Instructions to follow:
Each line below should be retyped exactly, with no pictures.

Available data:

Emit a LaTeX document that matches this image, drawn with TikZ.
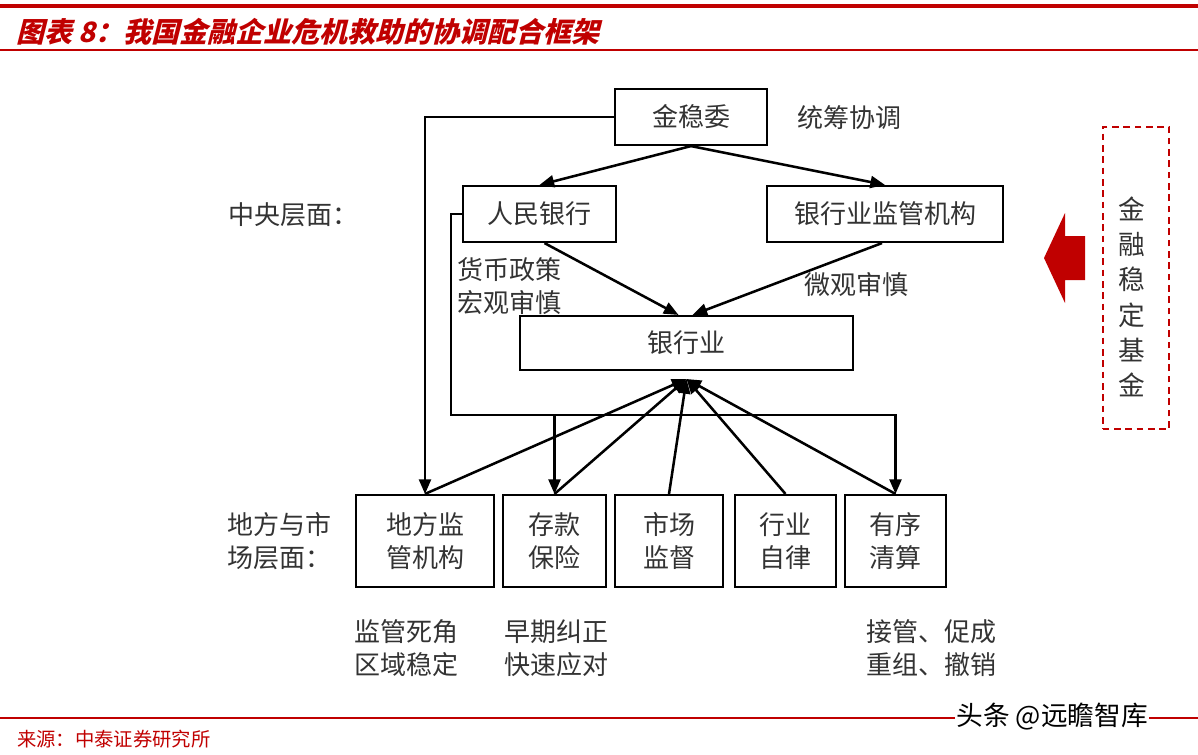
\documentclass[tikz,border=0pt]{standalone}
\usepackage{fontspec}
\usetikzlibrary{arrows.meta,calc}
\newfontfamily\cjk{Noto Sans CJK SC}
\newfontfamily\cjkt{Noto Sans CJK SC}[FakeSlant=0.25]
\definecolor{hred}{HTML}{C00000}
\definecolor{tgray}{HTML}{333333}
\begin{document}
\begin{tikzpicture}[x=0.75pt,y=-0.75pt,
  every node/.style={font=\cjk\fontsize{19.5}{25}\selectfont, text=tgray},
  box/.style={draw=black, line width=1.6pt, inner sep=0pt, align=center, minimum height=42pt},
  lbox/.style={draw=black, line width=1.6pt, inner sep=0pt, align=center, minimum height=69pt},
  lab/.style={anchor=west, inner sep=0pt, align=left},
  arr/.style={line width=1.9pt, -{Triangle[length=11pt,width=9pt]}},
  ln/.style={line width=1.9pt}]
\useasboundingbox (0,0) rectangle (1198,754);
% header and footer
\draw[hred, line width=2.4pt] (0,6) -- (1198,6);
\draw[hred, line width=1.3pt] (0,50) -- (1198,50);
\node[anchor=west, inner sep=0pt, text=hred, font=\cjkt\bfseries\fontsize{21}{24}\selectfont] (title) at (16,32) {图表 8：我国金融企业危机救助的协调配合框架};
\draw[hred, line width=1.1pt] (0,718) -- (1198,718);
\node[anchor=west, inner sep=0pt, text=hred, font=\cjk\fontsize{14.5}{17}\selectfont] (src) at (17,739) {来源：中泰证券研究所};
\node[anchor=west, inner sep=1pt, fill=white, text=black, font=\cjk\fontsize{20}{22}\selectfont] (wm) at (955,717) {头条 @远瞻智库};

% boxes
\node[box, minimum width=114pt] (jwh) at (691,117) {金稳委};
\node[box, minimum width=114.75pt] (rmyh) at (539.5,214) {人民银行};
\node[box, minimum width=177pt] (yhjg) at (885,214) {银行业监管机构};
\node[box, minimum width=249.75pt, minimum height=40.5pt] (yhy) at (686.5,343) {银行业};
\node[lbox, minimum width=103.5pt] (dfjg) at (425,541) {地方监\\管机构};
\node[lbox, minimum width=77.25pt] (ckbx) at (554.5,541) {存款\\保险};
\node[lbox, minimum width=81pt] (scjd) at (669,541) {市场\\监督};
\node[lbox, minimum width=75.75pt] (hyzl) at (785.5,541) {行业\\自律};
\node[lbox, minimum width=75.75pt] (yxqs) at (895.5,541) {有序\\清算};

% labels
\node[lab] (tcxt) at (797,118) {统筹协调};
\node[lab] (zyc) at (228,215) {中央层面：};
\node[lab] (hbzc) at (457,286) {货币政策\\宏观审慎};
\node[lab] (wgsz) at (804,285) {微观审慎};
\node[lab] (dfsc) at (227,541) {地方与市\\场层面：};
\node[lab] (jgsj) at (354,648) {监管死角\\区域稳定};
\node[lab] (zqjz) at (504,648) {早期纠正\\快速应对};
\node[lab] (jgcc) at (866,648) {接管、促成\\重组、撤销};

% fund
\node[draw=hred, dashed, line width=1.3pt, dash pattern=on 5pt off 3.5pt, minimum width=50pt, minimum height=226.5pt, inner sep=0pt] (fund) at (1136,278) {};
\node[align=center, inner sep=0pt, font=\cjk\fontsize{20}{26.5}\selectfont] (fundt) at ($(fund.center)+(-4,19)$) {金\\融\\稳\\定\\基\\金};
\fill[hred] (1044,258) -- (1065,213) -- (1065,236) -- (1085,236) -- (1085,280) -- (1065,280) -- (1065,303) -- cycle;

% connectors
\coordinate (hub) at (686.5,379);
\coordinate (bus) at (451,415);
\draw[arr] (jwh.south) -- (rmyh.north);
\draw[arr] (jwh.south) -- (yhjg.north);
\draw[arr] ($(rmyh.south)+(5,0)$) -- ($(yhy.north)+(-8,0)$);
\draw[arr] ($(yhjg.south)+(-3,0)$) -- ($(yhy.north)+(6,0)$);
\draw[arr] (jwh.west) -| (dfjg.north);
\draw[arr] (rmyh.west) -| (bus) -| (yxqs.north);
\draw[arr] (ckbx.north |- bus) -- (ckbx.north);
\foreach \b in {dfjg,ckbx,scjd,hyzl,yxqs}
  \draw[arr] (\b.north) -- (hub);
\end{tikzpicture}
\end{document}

Task result:
Emit a LaTeX document that matches this image, drawn with TikZ.
\documentclass[tikz,border=0pt]{standalone}
\usepackage{fontspec}
\usetikzlibrary{arrows.meta,calc}
\newfontfamily\cjk{Noto Sans CJK SC}
\newfontfamily\cjkt{Noto Sans CJK SC}[FakeSlant=0.25]
\definecolor{hred}{HTML}{C00000}
\definecolor{tgray}{HTML}{333333}
\begin{document}
\begin{tikzpicture}[x=0.75pt,y=-0.75pt,
  every node/.style={font=\cjk\fontsize{19.5}{25}\selectfont, text=tgray},
  box/.style={draw=black, line width=1.6pt, inner sep=0pt, align=center, minimum height=42pt},
  lbox/.style={draw=black, line width=1.6pt, inner sep=0pt, align=center, minimum height=69pt},
  lab/.style={anchor=west, inner sep=0pt, align=left},
  arr/.style={line width=1.9pt, -{Triangle[length=11pt,width=9pt]}},
  ln/.style={line width=1.9pt}]
\useasboundingbox (0,0) rectangle (1198,754);
% header and footer
\draw[hred, line width=2.4pt] (0,6) -- (1198,6);
\draw[hred, line width=1.3pt] (0,50) -- (1198,50);
\node[anchor=west, inner sep=0pt, text=hred, font=\cjkt\bfseries\fontsize{21}{24}\selectfont] (title) at (16,32) {图表 8：我国金融企业危机救助的协调配合框架};
\draw[hred, line width=1.1pt] (0,718) -- (1198,718);
\node[anchor=west, inner sep=0pt, text=hred, font=\cjk\fontsize{14.5}{17}\selectfont] (src) at (17,739) {来源：中泰证券研究所};
\node[anchor=west, inner sep=1pt, fill=white, text=black, font=\cjk\fontsize{20}{22}\selectfont] (wm) at (955,717) {头条 @远瞻智库};

% boxes
\node[box, minimum width=114pt] (jwh) at (691,117) {金稳委};
\node[box, minimum width=114.75pt] (rmyh) at (539.5,214) {人民银行};
\node[box, minimum width=177pt] (yhjg) at (885,214) {银行业监管机构};
\node[box, minimum width=249.75pt, minimum height=40.5pt] (yhy) at (686.5,343) {银行业};
\node[lbox, minimum width=103.5pt] (dfjg) at (425,541) {地方监\\管机构};
\node[lbox, minimum width=77.25pt] (ckbx) at (554.5,541) {存款\\保险};
\node[lbox, minimum width=81pt] (scjd) at (669,541) {市场\\监督};
\node[lbox, minimum width=75.75pt] (hyzl) at (785.5,541) {行业\\自律};
\node[lbox, minimum width=75.75pt] (yxqs) at (895.5,541) {有序\\清算};

% labels
\node[lab] (tcxt) at (797,118) {统筹协调};
\node[lab] (zyc) at (228,215) {中央层面：};
\node[lab] (hbzc) at (457,286) {货币政策\\宏观审慎};
\node[lab] (wgsz) at (804,285) {微观审慎};
\node[lab] (dfsc) at (227,541) {地方与市\\场层面：};
\node[lab] (jgsj) at (354,648) {监管死角\\区域稳定};
\node[lab] (zqjz) at (504,648) {早期纠正\\快速应对};
\node[lab] (jgcc) at (866,648) {接管、促成\\重组、撤销};

% fund
\node[draw=hred, dashed, line width=1.3pt, dash pattern=on 5pt off 3.5pt, minimum width=50pt, minimum height=226.5pt, inner sep=0pt] (fund) at (1136,278) {};
\node[align=center, inner sep=0pt, font=\cjk\fontsize{20}{26.5}\selectfont] (fundt) at ($(fund.center)+(-4,19)$) {金\\融\\稳\\定\\基\\金};
\fill[hred] (1044,258) -- (1065,213) -- (1065,236) -- (1085,236) -- (1085,280) -- (1065,280) -- (1065,303) -- cycle;

% connectors
\coordinate (hub) at (686.5,379);
\coordinate (bus) at (451,415);
\draw[arr] (jwh.south) -- (rmyh.north);
\draw[arr] (jwh.south) -- (yhjg.north);
\draw[arr] ($(rmyh.south)+(5,0)$) -- ($(yhy.north)+(-8,0)$);
\draw[arr] ($(yhjg.south)+(-3,0)$) -- ($(yhy.north)+(6,0)$);
\draw[arr] (jwh.west) -| (dfjg.north);
\draw[arr] (rmyh.west) -| (bus) -| (yxqs.north);
\draw[arr] (ckbx.north |- bus) -- (ckbx.north);
\foreach \b in {dfjg,ckbx,scjd,hyzl,yxqs}
  \draw[arr] (\b.north) -- (hub);
\end{tikzpicture}
\end{document}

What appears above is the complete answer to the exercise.